Plotting code records:
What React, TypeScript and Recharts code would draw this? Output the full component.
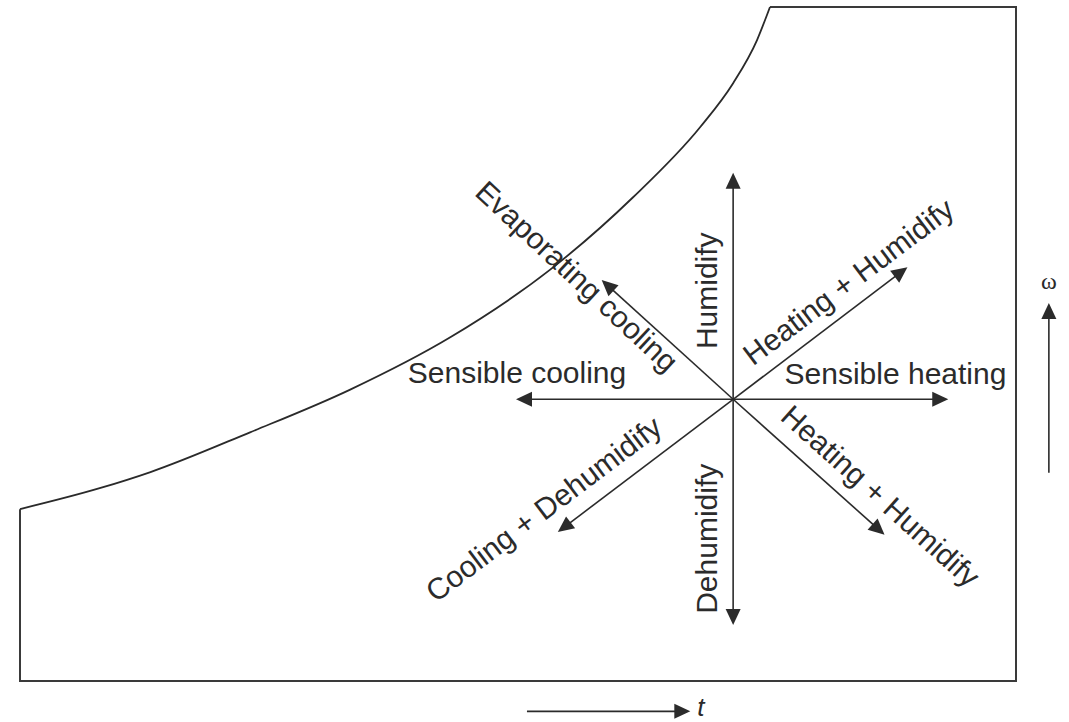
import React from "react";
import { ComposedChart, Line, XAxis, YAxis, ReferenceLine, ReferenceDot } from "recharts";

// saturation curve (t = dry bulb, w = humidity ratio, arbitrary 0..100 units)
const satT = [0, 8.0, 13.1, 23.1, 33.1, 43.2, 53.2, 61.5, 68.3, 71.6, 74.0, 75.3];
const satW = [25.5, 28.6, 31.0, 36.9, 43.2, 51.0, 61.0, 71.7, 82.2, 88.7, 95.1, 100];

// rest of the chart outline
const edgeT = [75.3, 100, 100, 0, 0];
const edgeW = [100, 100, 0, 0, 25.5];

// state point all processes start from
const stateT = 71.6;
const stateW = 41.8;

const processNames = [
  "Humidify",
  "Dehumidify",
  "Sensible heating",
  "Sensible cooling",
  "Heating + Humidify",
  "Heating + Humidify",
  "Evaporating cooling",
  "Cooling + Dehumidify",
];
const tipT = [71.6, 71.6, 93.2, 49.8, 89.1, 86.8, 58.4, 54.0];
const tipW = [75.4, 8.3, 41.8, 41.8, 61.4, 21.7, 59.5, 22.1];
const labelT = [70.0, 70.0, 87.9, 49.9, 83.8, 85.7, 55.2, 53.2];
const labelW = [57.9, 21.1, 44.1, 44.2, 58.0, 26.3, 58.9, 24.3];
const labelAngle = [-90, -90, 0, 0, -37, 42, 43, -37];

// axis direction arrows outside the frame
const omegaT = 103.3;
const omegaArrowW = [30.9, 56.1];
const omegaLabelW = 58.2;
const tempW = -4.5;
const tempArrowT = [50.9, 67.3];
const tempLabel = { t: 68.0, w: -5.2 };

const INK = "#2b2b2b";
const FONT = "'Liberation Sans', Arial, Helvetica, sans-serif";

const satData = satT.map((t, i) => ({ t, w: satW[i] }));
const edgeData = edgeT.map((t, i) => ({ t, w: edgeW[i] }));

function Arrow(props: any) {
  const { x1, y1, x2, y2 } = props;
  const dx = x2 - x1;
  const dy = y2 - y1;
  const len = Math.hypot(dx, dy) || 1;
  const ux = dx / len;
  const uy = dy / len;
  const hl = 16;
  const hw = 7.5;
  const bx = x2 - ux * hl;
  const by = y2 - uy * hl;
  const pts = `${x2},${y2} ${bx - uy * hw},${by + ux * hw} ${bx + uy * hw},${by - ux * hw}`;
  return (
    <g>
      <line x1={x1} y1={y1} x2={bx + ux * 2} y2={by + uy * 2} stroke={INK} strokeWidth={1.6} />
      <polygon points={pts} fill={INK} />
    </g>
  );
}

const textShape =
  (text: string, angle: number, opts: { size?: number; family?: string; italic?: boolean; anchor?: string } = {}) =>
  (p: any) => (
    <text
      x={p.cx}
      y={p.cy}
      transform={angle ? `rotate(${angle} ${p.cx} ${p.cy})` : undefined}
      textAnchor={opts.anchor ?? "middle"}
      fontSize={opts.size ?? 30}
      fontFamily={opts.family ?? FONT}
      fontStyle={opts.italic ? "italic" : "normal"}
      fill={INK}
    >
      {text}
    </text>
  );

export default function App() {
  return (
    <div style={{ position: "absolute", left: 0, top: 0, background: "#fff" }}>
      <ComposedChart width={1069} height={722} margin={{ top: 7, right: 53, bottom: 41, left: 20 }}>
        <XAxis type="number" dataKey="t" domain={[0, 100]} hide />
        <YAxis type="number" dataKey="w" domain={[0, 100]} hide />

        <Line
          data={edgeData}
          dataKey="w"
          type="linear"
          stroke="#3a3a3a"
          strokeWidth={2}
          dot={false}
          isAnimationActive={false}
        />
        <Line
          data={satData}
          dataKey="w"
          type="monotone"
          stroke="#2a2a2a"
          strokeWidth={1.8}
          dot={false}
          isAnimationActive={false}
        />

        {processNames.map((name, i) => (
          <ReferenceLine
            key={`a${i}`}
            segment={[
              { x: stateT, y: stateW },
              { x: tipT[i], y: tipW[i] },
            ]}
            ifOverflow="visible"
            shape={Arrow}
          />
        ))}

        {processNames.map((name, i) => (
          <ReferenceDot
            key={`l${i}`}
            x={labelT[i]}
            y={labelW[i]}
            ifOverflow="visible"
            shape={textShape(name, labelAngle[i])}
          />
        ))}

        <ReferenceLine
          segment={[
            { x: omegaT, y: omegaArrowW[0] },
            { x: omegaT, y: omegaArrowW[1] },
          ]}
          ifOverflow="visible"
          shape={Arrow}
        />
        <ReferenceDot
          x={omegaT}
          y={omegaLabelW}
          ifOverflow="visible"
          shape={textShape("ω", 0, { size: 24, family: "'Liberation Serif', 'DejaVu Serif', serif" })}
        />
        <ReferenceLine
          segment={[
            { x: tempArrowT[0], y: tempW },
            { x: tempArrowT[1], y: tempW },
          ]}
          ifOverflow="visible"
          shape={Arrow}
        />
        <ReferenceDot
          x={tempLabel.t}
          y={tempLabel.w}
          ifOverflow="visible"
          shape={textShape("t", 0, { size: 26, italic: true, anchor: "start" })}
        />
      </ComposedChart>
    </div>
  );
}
* * *
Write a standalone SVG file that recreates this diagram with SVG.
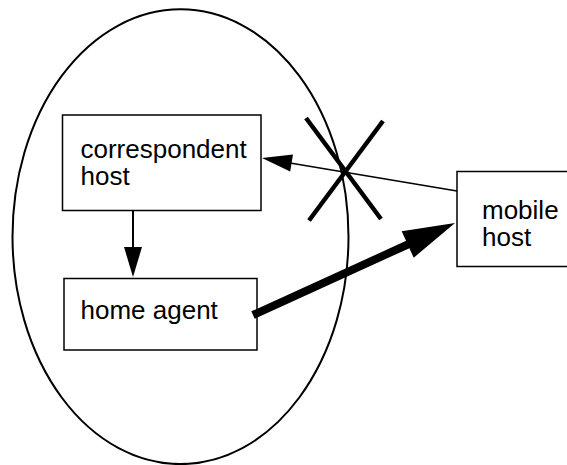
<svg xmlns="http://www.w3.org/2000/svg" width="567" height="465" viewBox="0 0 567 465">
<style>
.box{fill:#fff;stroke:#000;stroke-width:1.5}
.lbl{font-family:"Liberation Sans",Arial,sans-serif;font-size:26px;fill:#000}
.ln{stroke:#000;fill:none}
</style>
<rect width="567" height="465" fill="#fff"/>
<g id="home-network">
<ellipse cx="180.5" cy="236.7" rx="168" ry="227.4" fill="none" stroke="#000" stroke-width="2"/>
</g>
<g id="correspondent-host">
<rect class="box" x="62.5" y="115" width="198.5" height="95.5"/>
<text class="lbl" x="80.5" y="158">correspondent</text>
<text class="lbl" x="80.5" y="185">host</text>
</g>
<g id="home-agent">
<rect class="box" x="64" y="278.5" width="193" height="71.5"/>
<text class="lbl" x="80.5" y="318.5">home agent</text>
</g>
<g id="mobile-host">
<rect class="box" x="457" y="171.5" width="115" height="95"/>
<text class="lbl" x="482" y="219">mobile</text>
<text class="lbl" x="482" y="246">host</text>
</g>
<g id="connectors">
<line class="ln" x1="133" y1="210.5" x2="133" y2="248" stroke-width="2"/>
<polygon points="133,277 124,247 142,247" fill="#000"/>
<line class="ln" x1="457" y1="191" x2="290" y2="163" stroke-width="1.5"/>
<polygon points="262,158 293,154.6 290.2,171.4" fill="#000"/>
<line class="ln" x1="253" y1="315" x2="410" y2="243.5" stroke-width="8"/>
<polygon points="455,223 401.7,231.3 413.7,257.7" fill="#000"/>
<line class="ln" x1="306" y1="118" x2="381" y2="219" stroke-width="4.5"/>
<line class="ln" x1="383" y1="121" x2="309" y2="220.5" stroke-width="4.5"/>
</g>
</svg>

→ **AIM**
Pictures in the material above should be skipped; print exactly the lines from the one with "What React, TypeScript" through the one with "const stateW = 41.8;".

→ **TASK SOLUTION**
What React, TypeScript and Recharts code would draw this? Output the full component.
import React from "react";
import { ComposedChart, Line, XAxis, YAxis, ReferenceLine, ReferenceDot } from "recharts";

// saturation curve (t = dry bulb, w = humidity ratio, arbitrary 0..100 units)
const satT = [0, 8.0, 13.1, 23.1, 33.1, 43.2, 53.2, 61.5, 68.3, 71.6, 74.0, 75.3];
const satW = [25.5, 28.6, 31.0, 36.9, 43.2, 51.0, 61.0, 71.7, 82.2, 88.7, 95.1, 100];

// rest of the chart outline
const edgeT = [75.3, 100, 100, 0, 0];
const edgeW = [100, 100, 0, 0, 25.5];

// state point all processes start from
const stateT = 71.6;
const stateW = 41.8;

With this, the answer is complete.